I respect God but sometimes I am afraid to think about existance too deep so I don't. I just hope that if there is a God and I act good towards people, that he will hoook it up for me and my loved ones.


----------



## Sampsons Dad (Jul 4, 2008)

My life is simplified because of my faith.
Since I believe in a certain way and have
the confidence in my redeemer....then Aliens and any other 
being has no authority over me. 
I dont dis believe there is possible life here or there or where ever.
I just know they have no power over me or any influence on my fate.
So they are really ..not important.


----------



## DMTWI (Nov 2, 2010)

Sampsons Dad said:


> I believe in God, the rest are debatable.
> Anyway stock up on ammo for the Zombie invasion!
> I have my Marlin 336 and my Ruger P97.
> I need a Mossberg and an AR 15 and then I will be ready for them.
> Don't forget to sharpen your blades!


:goodpost:

I almost forgot the Zombie invasion, good point. Yes, you need the three weapons, high cap. mag pistol, good shotgun (double 00 buckshot) and an AR, AK, or something else with 30 round+ mags. I think I'm ready..... :woof:


----------



## Sampsons Dad (Jul 4, 2008)

DMTWI said:


> :goodpost:
> 
> I almost forgot the Zombie invasion, good point. Yes, you need the three weapons, high cap. mag pistol, good shotgun (double 00 buckshot) and an AR, AK, or something else with 30 round+ mags. I think I'm ready..... :woof:


Dont forget the blades!
Gotta have the sword, dagger, and the knife!


----------



## CaLi 2 B.C. (Dec 4, 2010)

k8nkane said:


> We've explored less than 5% of the ocean. We have no idea how much of the rainforests we've explored. And there's a HUUUUGE network of underground caves ACROSS the world that have been unexplored; we've explored LESS than 1% of them.
> 
> One cave, the Son Doong in Vietnam, was just showcased on the National Geographic website. It was JUST discovered last summer and is now the world's largest cave system. It's so large that it can fit a New York Skyscraper in it; the main passage is ~2.8 miles long and hasn't been explored fully because of seasonal floodwaters. It has a huge rainforest inside of it, with it's own cloud cover, and underground river that travels through 1.6 miles of it.
> 
> ...


Thats probably the coolest landscape picture i have ever seen.


----------



## DMTWI (Nov 2, 2010)

Sampsons Dad said:


> Dont forget the blades!
> Gotta have the sword, dagger, and the knife!

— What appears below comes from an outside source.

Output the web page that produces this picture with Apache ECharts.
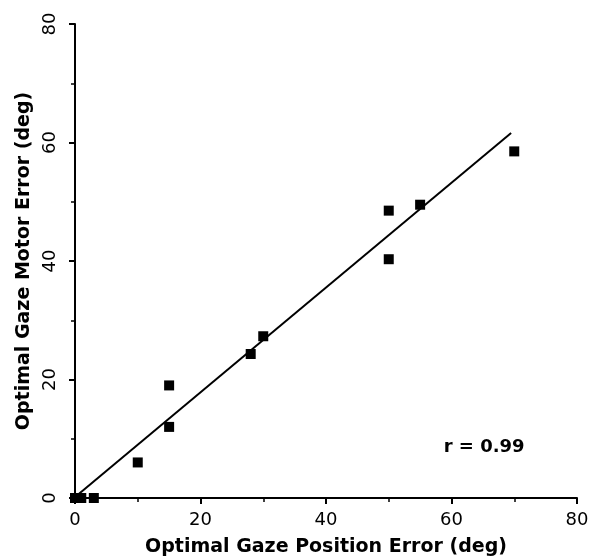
<!DOCTYPE html>
<html>
<head>
<meta charset="utf-8">
<script src="https://cdn.jsdelivr.net/npm/echarts@6/dist/echarts.min.js"></script>
<style>
  html, body { margin: 0; padding: 0; background: #fff; }
  #chart { width: 592px; height: 557px; }
</style>
</head>
<body>
<div id="chart"></div>
<script>
// Optimal gaze position error vs optimal gaze motor error (degrees)
const positionError = [0, 1, 3, 10, 15, 15, 28, 30, 50, 50, 55, 70];
const motorError    = [0, 0, 0, 6, 19, 12, 24.3, 27.3, 48.5, 40.3, 49.5, 58.5];

// Fitted regression line endpoints
const fitX = [0.5, 69.5];
const fitY = [0.6, 61.6];

const xTicks = [0, 20, 40, 60, 80];
const yTicks = [0, 20, 40, 60, 80];
const rLabel = 'r = 0.99';
const rLabelAt = [65.2, 8.5];

const xTitle = 'Optimal Gaze Position Error (deg)';
const yTitle = 'Optimal Gaze Motor Error (deg)';

const FONT = 'DejaVu Sans';

const points = positionError.map((x, i) => [x, motorError[i]]);
const fitLine = fitX.map((x, i) => [x, fitY[i]]);

const axisCommon = {
  type: 'value',
  min: 0,
  max: 80,
  interval: 20,
  splitLine: { show: false },
  axisLine: { show: true, onZero: false, lineStyle: { color: '#000', width: 2 } },
  axisTick: { show: true, inside: false, length: 6, lineStyle: { color: '#000', width: 2 } },
  minorTick: { show: true, splitNumber: 2, length: 4, lineStyle: { color: '#000', width: 1.5 } },
  minorSplitLine: { show: false },
  nameLocation: 'middle',
  nameTextStyle: { fontFamily: FONT, fontWeight: 'bold', fontSize: 19, color: '#000' }
};

const chart = echarts.init(document.getElementById('chart'), null, { renderer: 'canvas' });
chart.setOption({
  animation: false,
  backgroundColor: '#fff',
  grid: { left: 75, right: 15, top: 24, bottom: 59, containLabel: false, outerBoundsMode: 'none' },
  xAxis: Object.assign({}, axisCommon, {
    name: xTitle,
    nameGap: 40,
    axisLabel: {
      margin: 13,
      fontFamily: FONT, fontSize: 18, color: '#000',
      formatter: v => (xTicks.includes(v) ? String(v) : '')
    }
  }),
  yAxis: Object.assign({}, axisCommon, {
    name: yTitle,
    nameGap: 41,
    axisLabel: {
      margin: 16,
      rotate: 90,
      fontFamily: FONT, fontSize: 18, color: '#000',
      formatter: v => (yTicks.includes(v) ? String(v) : '')
    }
  }),
  series: [
    {
      type: 'line',
      data: fitLine,
      symbol: 'none',
      lineStyle: { color: '#000', width: 2 },
      z: 2,
      markPoint: {
        symbol: 'rect',
        symbolSize: 0,
        data: [{
          coord: rLabelAt,
          label: {
            show: true,
            formatter: rLabel,
            fontFamily: FONT, fontWeight: 'bold', fontSize: 18, color: '#000',
            position: 'inside'
          }
        }]
      }
    },
    {
      type: 'scatter',
      data: points,
      symbol: 'rect',
      symbolSize: 10,
      itemStyle: { color: '#000', opacity: 1 },
      z: 3
    }
  ]
});
</script>
</body>
</html>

My wife doesn't let me have those, I always cut myself.....


----------



## Sampsons Dad (Jul 4, 2008)

DMTWI said:


> My wife doesn't let me have those, I always cut myself.....


Hahaha..well you better get some bats!


----------



## DMTWI (Nov 2, 2010)

Sampsons Dad said:


> Hahaha..well you better get some bats!


 Right!!!!!!!!!!!!!!


----------



## duckyp0o77 (Dec 5, 2008)

i need some 380 rounds. cant seem to find any lol
i believe in God and that He created & is the ultimate.


----------



## k8nkane (Jul 9, 2010)

If there were a zombie invasion, I'd be killed immediately, lol. I'd be one of those stupid people in the movies who walks up to the little girl covered in blood with the crazy eyes, asking her if she was okay, when everyone watching the movie is like, HECK NO SHE AIN'T OKAY, WHAT THE HECK ARE YOU THINKING?? RUN THE OTHER WAY, DON'T YOU REALIZE THIS IS A ZOMBIE MOVIE?!?!

LOL.

I believe in God and in evolution and the possibility of other life in the solar system. They don't have to be mutually exclusive like a lot of people think. (This isn't directed at anyone here, btw, just a statement about my experiences elsewhere. )


----------



## Saint Francis (Jun 2, 2010)

I think that there are aliens among us, perhaps even on this forum Seriously, back in the day, all I needed was an X-FILES marathon and a fatty, and I knew the truth was out there somewhere LOL!


----------



## Mcleod15 (Jul 17, 2009)

I don't believe in aliens, not until I see one that is. But this thread reminds me of story, one of my friends in high school daddy lost his mind one day and went out side in his underwear and threaten to shoot his neighbors because he said they were aliens, AND yes that was a massive run on sentence.


----------